▸ PROBLEM DETAILS
Print exactly the lines from the first one down to the line that contains "6.5, 7.0, 7.5, 8.0, 8.5, 9.0, 9.5, 10];", both included, and skip the pictures.

▸ DATA PROVIDED
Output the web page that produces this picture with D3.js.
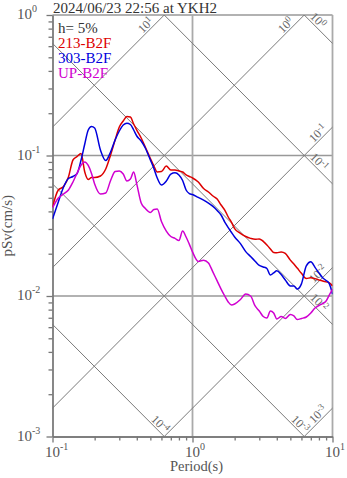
<!DOCTYPE html>
<html>
<head>
<meta charset="utf-8">
<script src="https://cdn.jsdelivr.net/npm/d3@7"></script>
<style>
  html, body { margin: 0; padding: 0; background: #fff; }
  svg { display: block; font-family: "Liberation Serif", "Times New Roman", serif; }
</style>
</head>
<body>
<svg id="chart" width="347" height="478"></svg>
<script>
// Pseudo-velocity response spectra (h = 5%), period in seconds, pSv in cm/s
const periods = [0.10, 0.11, 0.12, 0.13, 0.14, 0.15, 0.16, 0.17, 0.18, 0.19,
  0.20, 0.22, 0.24, 0.26, 0.28, 0.30, 0.32, 0.34, 0.36, 0.38, 0.40,
  0.43, 0.46, 0.50, 0.53, 0.56, 0.60,
  0.65, 0.70, 0.75, 0.80, 0.85, 0.90, 0.95,
  1.0, 1.1, 1.2, 1.3, 1.4, 1.5, 1.6, 1.7, 1.8, 1.9, 2.0,
  2.2, 2.4, 2.6, 2.8, 3.0, 3.2, 3.4, 3.6, 3.8, 4.0,
  4.3, 4.6, 5.0, 5.3, 5.6, 6.0,
  6.5, 7.0, 7.5, 8.0, 8.5, 9.0, 9.5, 10];

const sv213 = [0.0430, 0.0568, 0.0602, 0.0703, 0.0929, 0.0984, 0.1033, 0.0763, 0.0675, 0.0697,
  0.0697, 0.0715, 0.0801, 0.1008, 0.1289, 0.1595, 0.1759, 0.1894, 0.1878, 0.1676, 0.1518,
  0.1332, 0.1150, 0.0952, 0.0842, 0.0763, 0.0769,
  0.0842, 0.0789, 0.0789, 0.0776, 0.0763, 0.0727, 0.0709,
  0.0692, 0.0648, 0.0582, 0.0550, 0.0515, 0.0490, 0.0444, 0.0409, 0.0365, 0.0334, 0.0302,
  0.0279, 0.0265, 0.0257, 0.0253, 0.0255, 0.0245, 0.0231, 0.0216, 0.0204, 0.0203,
  0.0206, 0.0201, 0.0180, 0.0169, 0.0158, 0.0145,
  0.0133, 0.0135, 0.0133, 0.0130, 0.0128, 0.0126, 0.0124, 0.0118];

const sv303 = [0.0353, 0.0467, 0.0597, 0.0686, 0.0709, 0.0745, 0.0929, 0.1207, 0.1519, 0.1608,
  0.1569, 0.1094, 0.0921, 0.1059, 0.1289, 0.1494, 0.1648, 0.1695, 0.1662, 0.1519, 0.1377,
  0.1268, 0.1131, 0.0929, 0.0808, 0.0692, 0.0617,
  0.0658, 0.0738, 0.0754, 0.0727, 0.0664, 0.0568, 0.0536,
  0.0528, 0.0503, 0.0482, 0.0459, 0.0434, 0.0406, 0.0377, 0.0336, 0.0307, 0.0283, 0.0263,
  0.0236, 0.0207, 0.0191, 0.0177, 0.0165, 0.0161, 0.0157, 0.0141, 0.0146, 0.0151,
  0.0142, 0.0130, 0.0118, 0.0118, 0.0112, 0.0122,
  0.0164, 0.0175, 0.0160, 0.0146, 0.0135, 0.0129, 0.0122, 0.0103];

const svUP = [0.0423, 0.0498, 0.0532, 0.0568, 0.0648, 0.0751, 0.0856, 0.0899, 0.0849, 0.0745,
  0.0627, 0.0532, 0.0541, 0.0664, 0.0769, 0.0776, 0.0738, 0.0658, 0.0680, 0.0763, 0.0625,
  0.0459, 0.0420, 0.0393, 0.0413, 0.0416, 0.0339,
  0.0290, 0.0265, 0.0257, 0.0248, 0.0290, 0.0263, 0.0233,
  0.0206, 0.0176, 0.0180, 0.0172, 0.0148, 0.0128, 0.0112, 0.0100, 0.00907, 0.00863, 0.00877,
  0.00944, 0.01033, 0.0100, 0.00849, 0.00782, 0.00715, 0.00697, 0.00782, 0.00757, 0.00686,
  0.00715, 0.00692, 0.00738, 0.00721, 0.00680, 0.00692,
  0.00709, 0.00757, 0.00822, 0.00856, 0.00884, 0.00921, 0.0102, 0.0112];

const seriesNames = ["213-B2F", "303-B2F", "UP-B2F"];
const seriesColors = ["#dd0000", "#0000dd", "#d000d0"];
const seriesValues = [sv213, sv303, svUP];

// Tripartite guide lines: acceleration (cm/s^2) and displacement (cm) levels
const accelLevels = [10, 1, 0.1, 0.01, 0.001];
const dispLevels = [1, 0.1, 0.01, 0.001, 0.0001];

const xMajorTicks = [0.1, 1, 10];
const yMajorTicks = [0.001, 0.01, 0.1, 1];

const titleText = "2024/06/23 22:56 at YKH2";
const dampingText = "h= 5%";
const xTitle = "Period(s)";
const yTitle = "pSv(cm/s)";

// ---- layout ----
const svg = d3.select("#chart");
const L = 52.5, R = 332.5, T = 15, B = 436.5;
const x = d3.scaleLog().domain([0.1, 10]).range([L, R]);
const y = d3.scaleLog().domain([0.001, 1]).range([B, T]);
const TWO_PI = 2 * Math.PI;
const textGray = "#555";

svg.append("defs").append("clipPath").attr("id", "plotClip")
  .append("rect").attr("x", L).attr("y", T).attr("width", R - L).attr("height", B - T);

function minorTicks(domain) {
  const out = [];
  for (let d = domain[0]; d < domain[1] * 0.999; d *= 10) {
    for (let k = 2; k <= 9; k++) out.push(+(k * d).toPrecision(3));
  }
  return out;
}

function powerText(sel, exponent, supSize, supDy) {
  sel.append("tspan").text("10");
  sel.append("tspan").attr("dy", supDy).attr("font-size", supSize).text(String(exponent));
}

// ---- grid ----
const grid = svg.append("g");
grid.selectAll("line.hgrid").data([1, 0.1, 0.01]).join("line").attr("class", "hgrid")
  .attr("x1", L).attr("x2", R).attr("y1", d => y(d)).attr("y2", d => y(d))
  .attr("stroke", "#999").attr("stroke-width", 1.4);
grid.selectAll("line.vgrid").data([1, 10]).join("line").attr("class", "vgrid")
  .attr("y1", T).attr("y2", B).attr("x1", d => x(d)).attr("x2", d => x(d))
  .attr("stroke", "#aaa").attr("stroke-width", 1.8);

// ---- diagonal guides ----
const lineGen = d3.line().x(d => x(d[0])).y(d => y(d[1]));
const diag = svg.append("g").attr("clip-path", "url(#plotClip)");
accelLevels.forEach(a => {
  diag.append("path").attr("d", lineGen([0.05, 20].map(t => [t, a * t / TWO_PI])))
    .attr("fill", "none").attr("stroke", "#7a7a7a").attr("stroke-width", 1);
});
dispLevels.forEach(dv => {
  diag.append("path").attr("d", lineGen([0.05, 20].map(t => [t, TWO_PI * dv / t])))
    .attr("fill", "none").attr("stroke", "#7a7a7a").attr("stroke-width", 1);
});

const guideLabels = svg.append("g").attr("fill", "#666").attr("font-size", 12);
const s2 = Math.SQRT1_2;
accelLevels.forEach(a => {
  const tTop = TWO_PI / a;
  let ex, ey, back;
  if (tTop <= 10) { ex = x(tTop); ey = y(1); back = 12; }
  else { ex = x(10); ey = y(a * 10 / TWO_PI); back = 5; }
  const px = ex - back * s2, py = ey + back * s2;
  const t = guideLabels.append("text").attr("text-anchor", "end")
    .attr("transform", `translate(${px},${py}) rotate(-45)`).attr("dy", -2);
  powerText(t, Math.round(Math.log10(a)), 9, -4);
});
dispLevels.forEach(dv => {
  const tBot = TWO_PI * dv / 0.001;
  let t;
  if (tBot <= 10) {
    const ex = x(tBot), ey = y(0.001), back = 2;
    t = guideLabels.append("text").attr("text-anchor", "end")
      .attr("transform", `translate(${ex - back * s2},${ey - back * s2}) rotate(45)`).attr("dy", -2);
  } else {
    const sx = 308, tp = x.invert(sx);
    const sy = y(TWO_PI * dv / tp);
    t = guideLabels.append("text").attr("text-anchor", "start")
      .attr("transform", `translate(${sx},${sy}) rotate(45)`).attr("dy", -2);
  }
  powerText(t, Math.round(Math.log10(dv)), 9, -4);
});

// ---- axes ----
const axisColor = "#777";
function styleAxis(g) {
  g.selectAll("path, line").attr("stroke", axisColor).attr("stroke-width", 1.3);
}
svg.append("g").attr("transform", `translate(${L},0)`)
  .call(d3.axisLeft(y).tickValues(minorTicks([0.001, 1])).tickSize(4).tickSizeOuter(0).tickFormat(""))
  .call(styleAxis);
svg.append("g").attr("transform", `translate(${L},0)`)
  .call(d3.axisLeft(y).tickValues(yMajorTicks).tickSize(6).tickSizeOuter(0).tickFormat(""))
  .call(styleAxis);
svg.append("g").attr("transform", `translate(0,${B})`)
  .call(d3.axisBottom(x).tickValues(minorTicks([0.1, 10])).tickSize(4).tickSizeOuter(0).tickFormat(""))
  .call(styleAxis);
svg.append("g").attr("transform", `translate(0,${B})`)
  .call(d3.axisBottom(x).tickValues(xMajorTicks).tickSize(6).tickSizeOuter(0).tickFormat(""))
  .call(styleAxis);

const tickLabels = svg.append("g").attr("fill", textGray).attr("font-size", 15);
yMajorTicks.forEach(v => {
  const t = tickLabels.append("text").attr("x", 17).attr("y", y(v) + 4);
  powerText(t, Math.round(Math.log10(v)), 10, -7);
});
xMajorTicks.forEach(v => {
  const t = tickLabels.append("text").attr("x", x(v) - 7.5).attr("y", B + 20);
  powerText(t, Math.round(Math.log10(v)), 10, -7);
});

svg.append("text").attr("x", (L + R) / 2 + 4).attr("y", 471).attr("text-anchor", "middle")
  .attr("fill", textGray).attr("font-size", 14.5).text(xTitle);
svg.append("text").attr("transform", `translate(12,${(T + B) / 2}) rotate(-90)`)
  .attr("text-anchor", "middle").attr("fill", textGray).attr("font-size", 15).text(yTitle);

// ---- spectra ----
const curves = svg.append("g").attr("clip-path", "url(#plotClip)");
const specLine = d3.line().x(d => x(d[0])).y(d => y(d[1])).curve(d3.curveMonotoneX);
seriesValues.forEach((vals, i) => {
  curves.append("path")
    .attr("d", specLine(periods.map((p, j) => [p, vals[j]])))
    .attr("fill", "none").attr("stroke", seriesColors[i]).attr("stroke-width", 1.5)
    .attr("stroke-linejoin", "round");
});

// ---- title & legend ----
svg.append("text").attr("x", 53).attr("y", 12.5).attr("fill", "#333").attr("font-size", 15).text(titleText);
const legend = svg.append("g").attr("font-size", 15);
legend.append("text").attr("x", 58).attr("y", 33).attr("fill", "#333").text(dampingText);
seriesNames.forEach((n, i) => {
  legend.append("text").attr("x", 58).attr("y", 48 + i * 15).attr("fill", seriesColors[i]).text(n);
});
</script>
</body>
</html>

▸ WORKED ANSWER
Output the web page that produces this picture with D3.js.
<!DOCTYPE html>
<html>
<head>
<meta charset="utf-8">
<script src="https://cdn.jsdelivr.net/npm/d3@7"></script>
<style>
  html, body { margin: 0; padding: 0; background: #fff; }
  svg { display: block; font-family: "Liberation Serif", "Times New Roman", serif; }
</style>
</head>
<body>
<svg id="chart" width="347" height="478"></svg>
<script>
// Pseudo-velocity response spectra (h = 5%), period in seconds, pSv in cm/s
const periods = [0.10, 0.11, 0.12, 0.13, 0.14, 0.15, 0.16, 0.17, 0.18, 0.19,
  0.20, 0.22, 0.24, 0.26, 0.28, 0.30, 0.32, 0.34, 0.36, 0.38, 0.40,
  0.43, 0.46, 0.50, 0.53, 0.56, 0.60,
  0.65, 0.70, 0.75, 0.80, 0.85, 0.90, 0.95,
  1.0, 1.1, 1.2, 1.3, 1.4, 1.5, 1.6, 1.7, 1.8, 1.9, 2.0,
  2.2, 2.4, 2.6, 2.8, 3.0, 3.2, 3.4, 3.6, 3.8, 4.0,
  4.3, 4.6, 5.0, 5.3, 5.6, 6.0,
  6.5, 7.0, 7.5, 8.0, 8.5, 9.0, 9.5, 10];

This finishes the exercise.